There is a specified common C++ ABI that gcc, clang, Intel's proprietary compiler, and others use. It was originally developed for the Itanium processor but is now used by gcc and clang for everything. See

https://itanium-cxx-abi.github.io/cxx-abi/abi.html

Unfortunately this ABI didn't specify how __int128 (and other nonstandard types) are to be passed.

I struggled with this many times and at the end of the day threw down the towel and just wrapped everything in plain C exports. That's the only way I know to get ABI compatibility across different compilers/toolsets/versions. COM-like constructs come as a close second.

It's an unfortunate state.

Also function pointers, errors & exception-handling, async/channels/thread-local's, go stacks, swift @objc, @cdecl and cpp inter-op, FFI dialects...

It's not really pain anymore; it's a kind of hilarity

If I understand correctly there's also an ABI problem for synchronization rules.

Within a compiler, it actually doesn't matter whether we think about a problem as A mustn't happen after B, or as B mustn't happen before A. But expressing this across an ABI we have to be careful that we don't have buck passing. Suppose Language #1 thinks of it the first way, and Language #2 the second way, now if Language #1 is responsible for B while Language #2 is responsible for A, each may believe the other will have taken care of ordering and no synchronization is actually implemented.

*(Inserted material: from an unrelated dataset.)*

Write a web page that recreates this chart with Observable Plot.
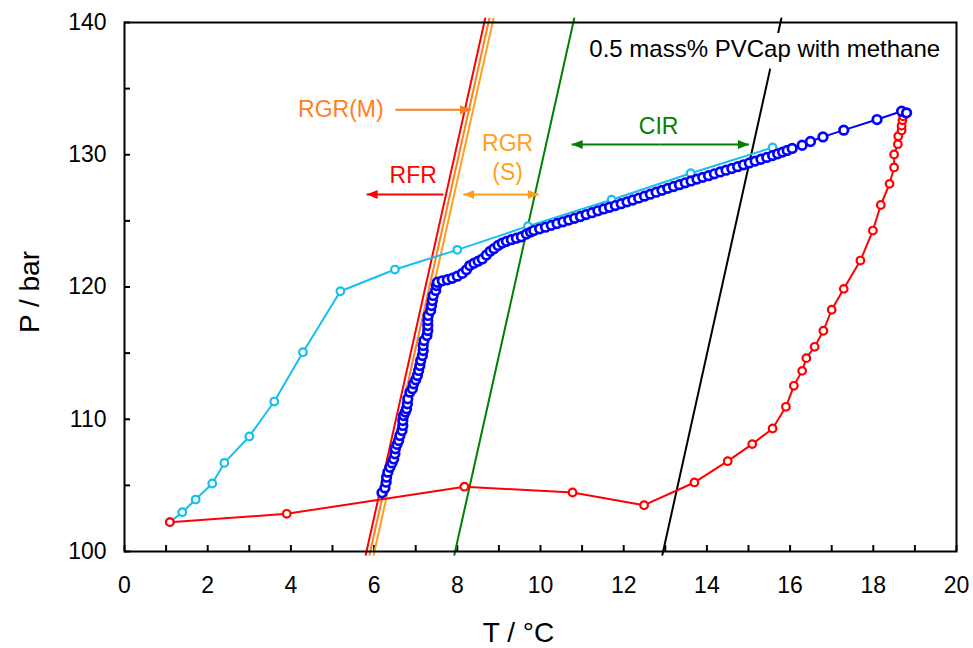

Overall, "ABI" turns out to mean something like "Every assumption you've made which can be detected by other software, including assumptions you didn't realise you had". Discovering all your assumptions is hard, accepting that other people assumed different and they aren't just wrong is also surprisingly hard.

  • Yes, if you're brave enough to have fence position as part of the calling convention. I think you're safe if ordering is expressed within a given function, or by sequence of calls to functions with the same ideas of fences.